Por outro lado, sempre tive a impressão bem distinta de que o perdão entre semelhantes é um ato de arrogância em que a parte ofendida procura se colocar numa posição dominante de poder. No momento em que passamos e exigir esse tipo de reparação, confirmamos de forma inequívoca que continuamos incomodados com alguma coisa e nada garante que o “Perdão” nessas condições trará o esquecimento. Aliás, esquecer também é impossível. A única maneira de perdoar é não permitindo que a vitimização se instale, isto é, não se ofendendo ou magoando por motivos fúteis, o que só é possível se houver consciência de toda integridade do seu Ser, não deixando nada para a Sombra. Assim não haverá nada a ser perdoado, tudo estará em equilíbrio, a vida fluirá suavemente, sem culpa ou arrependimento, este último também um sentimento sombrio e inútil que deveria ser substituído pela firme intenção de não repetir seus erros, pois não há como desfazer o que foi feito, tudo dentro do mais puro espírito de reconhecer e aceitar suas falhas e deficiências e não alimentar a Sombra.

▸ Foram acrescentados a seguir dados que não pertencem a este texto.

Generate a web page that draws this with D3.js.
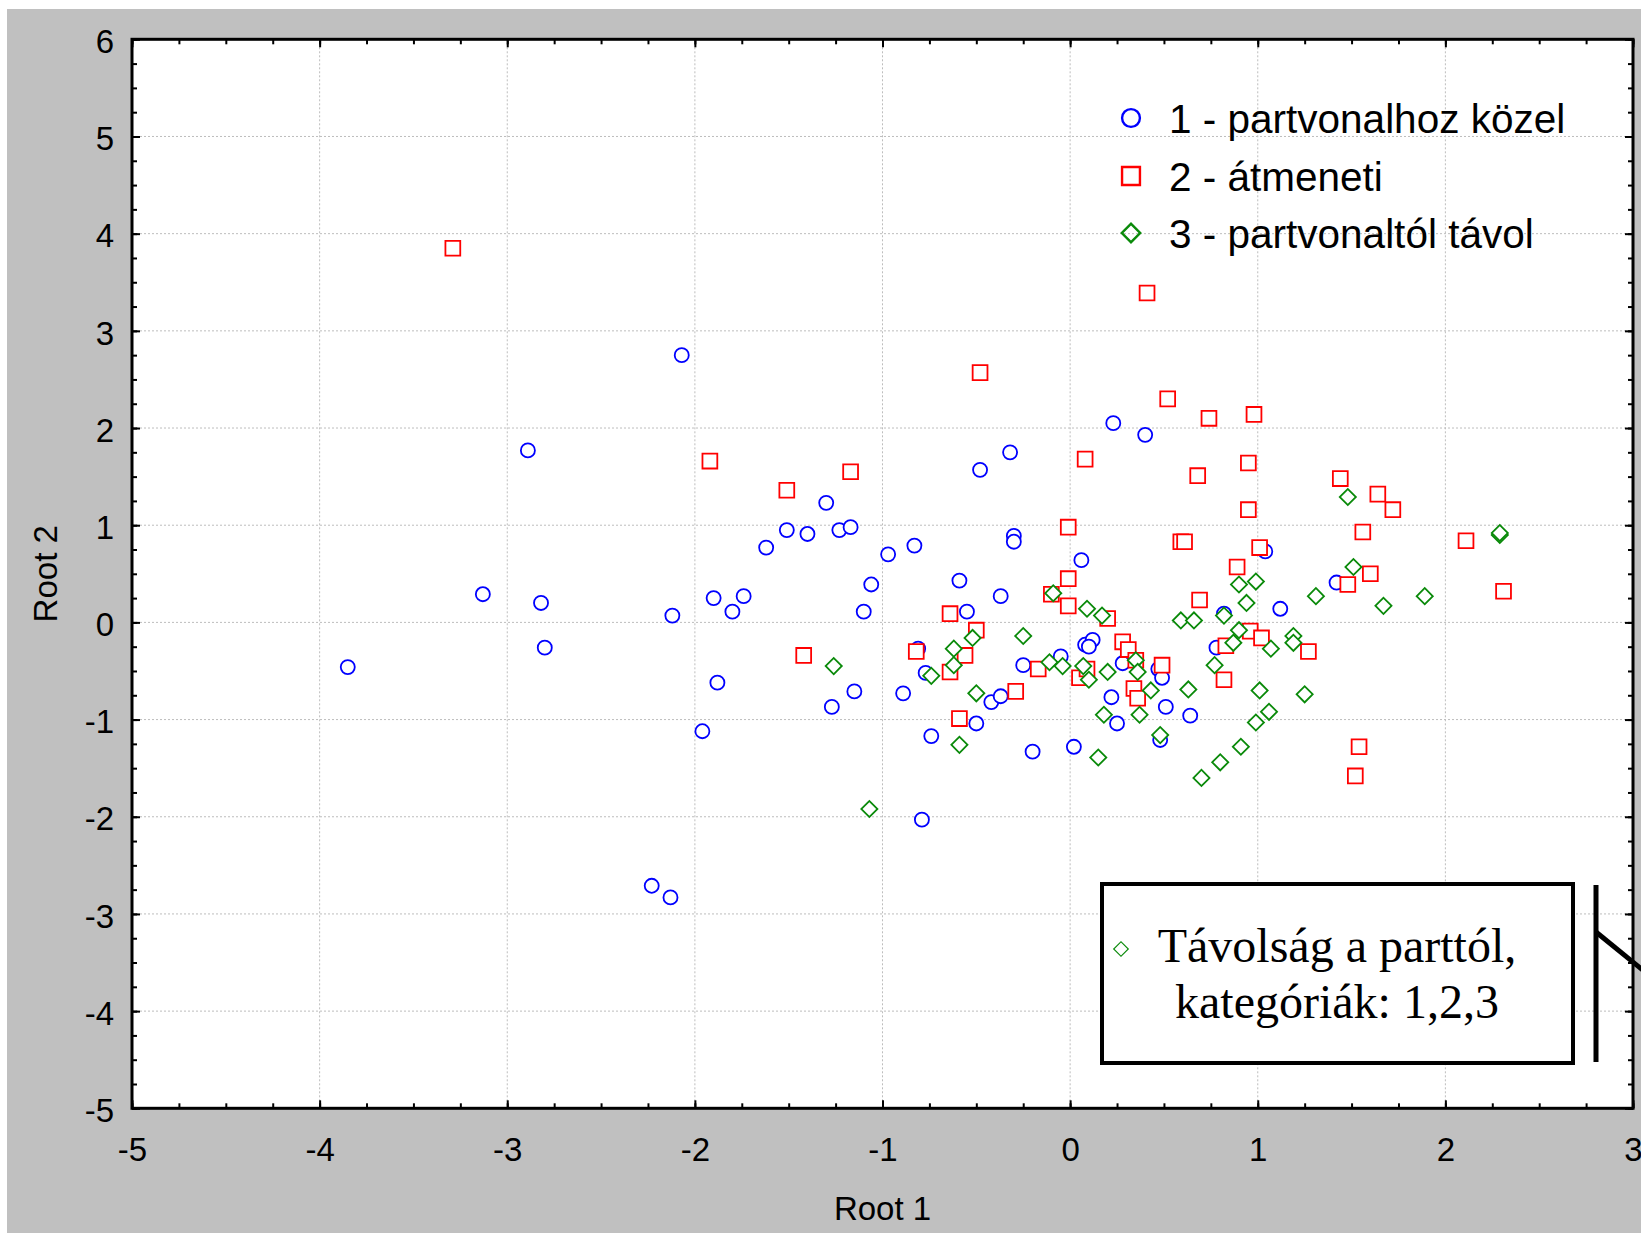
<!DOCTYPE html>
<html>
<head>
<meta charset="utf-8">
<script src="https://cdn.jsdelivr.net/npm/d3@7"></script>
<style>
    body { margin: 0; background: #ffffff; }
    .tick text { font-family: "Liberation Sans", Arial, sans-serif; }
</style>
</head>
<body>
<div id="chart"></div>
<script>
// Root 1 / Root 2 scores
let near_pts = [
    [-3.85, -0.46], [-3.13, 0.29], [-2.89, 1.77], [-2.82, 0.20], [-2.80, -0.26],
    [-2.23, -2.71], [-2.13, -2.83], [-2.12, 0.07], [-2.07, 2.75], [-1.96, -1.12],
    [-1.90, 0.25], [-1.88, -0.62], [-1.80, 0.11], [-1.74, 0.27], [-1.62, 0.77],
    [-1.51, 0.95], [-1.40, 0.91], [-1.30, 1.23], [-1.27, -0.87], [-1.23, 0.95],
    [-1.17, 0.98], [-1.15, -0.71], [-1.10, 0.11], [-1.06, 0.39], [-0.97, 0.70],
    [-0.89, -0.73], [-0.83, 0.79], [-0.81, -0.27], [-0.79, -2.03], [-0.77, -0.52],
    [-0.74, -1.17], [-0.59, 0.43], [-0.55, 0.11], [-0.50, -1.04], [-0.48, 1.57],
    [-0.42, -0.82], [-0.37, 0.27], [-0.37, -0.76], [-0.32, 1.75], [-0.30, 0.89],
    [-0.30, 0.83], [-0.25, -0.44], [-0.20, -1.33], [-0.05, -0.35], [0.02, -1.28],
    [0.06, 0.64], [0.08, -0.23], [0.12, -0.18], [0.10, -0.25], [0.22, -0.77],
    [0.23, 2.05], [0.25, -1.04], [0.28, -0.42], [0.40, 1.93], [0.47, -0.48],
    [0.49, -0.57], [0.48, -1.21], [0.51, -0.87], [0.64, -0.96], [0.78, -0.26],
    [0.82, 0.09], [1.04, 0.73], [1.12, 0.14], [1.42, 0.41]
];

let mid_pts = [
    [-3.29, 3.85], [-1.92, 1.66], [-1.51, 1.36], [-1.42, -0.34], [-1.17, 1.55],
    [-0.82, -0.30], [-0.64, 0.09], [-0.64, -0.51], [-0.59, -0.99], [-0.56, -0.34],
    [-0.50, -0.08], [-0.48, 2.57], [-0.29, -0.71], [-0.17, -0.48], [-0.10, 0.29],
    [-0.01, 0.98], [-0.01, 0.45], [-0.01, 0.17], [0.08, 1.68], [0.05, -0.57],
    [0.09, -0.48], [0.20, 0.04], [0.28, -0.20], [0.31, -0.28], [0.35, -0.39],
    [0.34, -0.68], [0.36, -0.78], [0.41, 3.39], [0.49, -0.44], [0.52, 2.30],
    [0.59, 0.83], [0.61, 0.83], [0.68, 1.51], [0.69, 0.23], [0.74, 2.10],
    [0.82, -0.59], [0.83, -0.24], [0.89, 0.57], [0.95, 1.64], [0.95, 1.16],
    [0.96, -0.09], [0.98, 2.14], [1.01, 0.77], [1.02, -0.16], [1.27, -0.30],
    [1.44, 1.48], [1.48, 0.39], [1.52, -1.58], [1.54, -1.28], [1.56, 0.93],
    [1.60, 0.50], [1.64, 1.32], [1.72, 1.16], [2.11, 0.84], [2.31, 0.32]
];

let far_pts = [
    [-1.26, -0.45], [-1.07, -1.92], [-0.74, -0.55], [-0.62, -0.27], [-0.62, -0.44],
    [-0.59, -1.26], [-0.52, -0.16], [-0.50, -0.73], [-0.25, -0.14], [-0.11, -0.41],
    [-0.09, 0.30], [-0.04, -0.45], [0.07, -0.45], [0.09, 0.14], [0.10, -0.59],
    [0.15, -1.39], [0.17, 0.07], [0.18, -0.95], [0.20, -0.51], [0.35, -0.39],
    [0.36, -0.51], [0.37, -0.95], [0.43, -0.70], [0.48, -1.16], [0.59, 0.02],
    [0.63, -0.69], [0.66, 0.02], [0.70, -1.60], [0.77, -0.44], [0.80, -1.44],
    [0.82, 0.07], [0.87, -0.21], [0.90, -0.08], [0.90, 0.39], [0.91, -1.28],
    [0.94, 0.20], [0.99, 0.42], [0.99, -1.03], [1.01, -0.70], [1.06, -0.92],
    [1.07, -0.27], [1.19, -0.14], [1.19, -0.21], [1.25, -0.74], [1.31, 0.27],
    [1.48, 1.29], [1.51, 0.57], [1.67, 0.17], [1.89, 0.27], [2.29, 0.90],
    [2.29, 0.92]
];

let x_ticks = [-5, -4, -3, -2, -1, 0, 1, 2, 3];
let y_ticks = [-5, -4, -3, -2, -1, 0, 1, 2, 3, 4, 5, 6];
let legend_labels = ["1 - partvonalhoz közel", "2 - átmeneti", "3 - partvonaltól távol"];
let note_lines = ["Távolság a parttól,", "kategóriák: 1,2,3"];

let group_colors = {
    "near": "#0000ff",
    "mid": "#ff0000",
    "far": "#0a8a0a"
};

// plain hyphen for negatives, like the original
let tick_fmt = function (d) { return String(d); };

function draw_scatter(div_to_graph) {

    let w = 1641, h = 1236;
    let left = 132, right = 1633, top = 39.3, bottom = 1108.3;

    let svg = d3.select("#" + div_to_graph).append("svg")
        .attr("width", w)
        .attr("height", h);

    svg.append("rect")
        .attr("x", 7).attr("y", 9)
        .attr("width", w - 7).attr("height", 1224)
        .style("fill", "#c0c0c0");

    let x = d3.scaleLinear().domain([-5, 3]).range([left, right]);
    let y = d3.scaleLinear().domain([-5, 6]).range([bottom, top]);

    svg.append("rect")
        .attr("x", left).attr("y", top)
        .attr("width", right - left).attr("height", bottom - top)
        .style("fill", "#ffffff");

    // dotted grid
    let grid = svg.append("g").style("stroke", "#bdbdbd").style("stroke-width", 1)
        .style("stroke-dasharray", "2,2");
    grid.selectAll(".vx").data(x_ticks.slice(1, -1)).enter().append("line")
        .attr("x1", d => x(d)).attr("x2", d => x(d))
        .attr("y1", top).attr("y2", bottom);
    grid.selectAll(".hy").data(y_ticks.slice(1, -1)).enter().append("line")
        .attr("x1", left).attr("x2", right)
        .attr("y1", d => y(d)).attr("y2", d => y(d));

    let minor_x = d3.range(-5, 3.001, 0.25);
    let minor_y = d3.range(-5, 6.001, 0.25);

    function style_axis(g) {
        g.select(".domain").remove();
        g.selectAll(".tick line").style("stroke", "#000").style("stroke-width", 2);
    }

    // minor ticks on all four sides
    svg.append("g").attr("transform", "translate(0," + bottom + ")")
        .call(d3.axisBottom(x).tickValues(minor_x).tickSize(-5).tickFormat(""))
        .call(style_axis);
    svg.append("g").attr("transform", "translate(0," + top + ")")
        .call(d3.axisTop(x).tickValues(minor_x).tickSize(-5).tickFormat(""))
        .call(style_axis);
    svg.append("g").attr("transform", "translate(" + left + ",0)")
        .call(d3.axisLeft(y).tickValues(minor_y).tickSize(-5).tickFormat(""))
        .call(style_axis);
    svg.append("g").attr("transform", "translate(" + right + ",0)")
        .call(d3.axisRight(y).tickValues(minor_y).tickSize(-5).tickFormat(""))
        .call(style_axis);

    // major ticks with labels
    let x_axis = svg.append("g").attr("transform", "translate(0," + bottom + ")")
        .call(d3.axisBottom(x).tickValues(x_ticks).tickSize(-8).tickFormat(tick_fmt))
        .call(style_axis);
    x_axis.selectAll(".tick text")
        .attr("y", 53).attr("dy", 0)
        .style("font-size", "33px").style("fill", "#000");

    let y_axis = svg.append("g").attr("transform", "translate(" + left + ",0)")
        .call(d3.axisLeft(y).tickValues(y_ticks).tickSize(-8).tickFormat(tick_fmt))
        .call(style_axis);
    y_axis.selectAll(".tick text")
        .attr("x", -18).attr("dy", "0.4em")
        .style("font-size", "33px").style("fill", "#000");

    svg.append("g").attr("transform", "translate(0," + top + ")")
        .call(d3.axisTop(x).tickValues(x_ticks).tickSize(-8).tickFormat(""))
        .call(style_axis);
    svg.append("g").attr("transform", "translate(" + right + ",0)")
        .call(d3.axisRight(y).tickValues(y_ticks).tickSize(-8).tickFormat(""))
        .call(style_axis);

    // frame
    svg.append("rect")
        .attr("x", left).attr("y", top)
        .attr("width", right - left).attr("height", bottom - top)
        .style("fill", "none").style("stroke", "#000").style("stroke-width", 3);

    svg.append("text")
        .attr("x", (left + right) / 2).attr("y", 1220)
        .attr("text-anchor", "middle")
        .style("font-family", "Liberation Sans, Arial, sans-serif")
        .style("font-size", "33px")
        .text("Root 1");

    svg.append("text")
        .attr("transform", "translate(57," + (top + bottom) / 2 + ")rotate(-90)")
        .attr("text-anchor", "middle")
        .style("font-family", "Liberation Sans, Arial, sans-serif")
        .style("font-size", "33px")
        .text("Root 2");

    let sym_circle = d3.symbol().type(d3.symbolCircle);
    let sym_square = d3.symbol().type(d3.symbolSquare);

    function add_points(data, cls, path_fn, rot) {
        svg.append("g").selectAll("." + cls)
            .data(data)
            .enter().append("path")
            .attr("class", cls)
            .attr("d", path_fn)
            .attr("transform", function (d) {
                return "translate(" + x(d[0]) + "," + y(d[1]) + ")" + (rot ? "rotate(45)" : "");
            })
            .style("fill", "#ffffff")
            .style("stroke", group_colors[cls])
            .style("stroke-width", 1.8);
    }

    add_points(near_pts, "near", sym_circle.size(155)(), false);
    add_points(mid_pts, "mid", sym_square.size(220)(), false);
    add_points(far_pts, "far", sym_square.size(130)(), true);

    // legend
    let legend = svg.append("g");
    let legend_y = [133, 191, 248];
    let legend_sym = [
        {d: d3.symbol().type(d3.symbolCircle).size(250)(), c: "near", r: false},
        {d: d3.symbol().type(d3.symbolSquare).size(320)(), c: "mid", r: false},
        {d: d3.symbol().type(d3.symbolSquare).size(170)(), c: "far", r: true}
    ];
    legend_labels.forEach(function (lab, i) {
        legend.append("path")
            .attr("d", legend_sym[i].d)
            .attr("transform", "translate(1131," + (legend_y[i] - 15) + ")" + (legend_sym[i].r ? "rotate(45)" : ""))
            .style("fill", "none")
            .style("stroke", group_colors[legend_sym[i].c])
            .style("stroke-width", 2.4);
        legend.append("text")
            .attr("x", 1169).attr("y", legend_y[i])
            .style("font-family", "Liberation Sans, Arial, sans-serif")
            .style("font-size", "40.5px")
            .text(lab);
    });

    // annotation box
    svg.append("rect")
        .attr("x", 1102).attr("y", 884)
        .attr("width", 471).attr("height", 179)
        .style("fill", "#ffffff").style("stroke", "#000").style("stroke-width", 4);
    svg.append("path")
        .attr("d", d3.symbol().type(d3.symbolSquare).size(105)())
        .attr("transform", "translate(1121,949)rotate(45)")
        .style("fill", "none").style("stroke", group_colors.far).style("stroke-width", 1.2);
    note_lines.forEach(function (t, i) {
        svg.append("text")
            .attr("x", 1337).attr("y", 962 + i * 56)
            .attr("text-anchor", "middle")
            .style("font-family", "Liberation Serif, Times New Roman, serif")
            .style("font-size", "48px")
            .text(t);
    });

    svg.append("line")
        .attr("x1", 1596).attr("x2", 1596).attr("y1", 885).attr("y2", 1062)
        .style("stroke", "#000").style("stroke-width", 5);
    svg.append("line")
        .attr("x1", 1596).attr("y1", 932).attr("x2", 1655).attr("y2", 980)
        .style("stroke", "#000").style("stroke-width", 5);
}

draw_scatter("chart");
</script>
</body>
</html>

Não há dúvida de que está descrita aqui uma situação ideal, mas que deve ser sempre almejada como possível de ser alcançada, não agora, nem a curto prazo, mas que precisa fazer parte da nossa Esperança de vislumbrar Realidades cada vez maiores e mais abrangentes. É esse tipo de Esperança que sempre me leva a expor ideias como estas, mesmo sabendo que podem não fazer parte do consenso geral, para plantar minhocas nas cabeças da pessoas, deixando, no entanto, que cada um tenha liberdade total para administrar seus minhocários.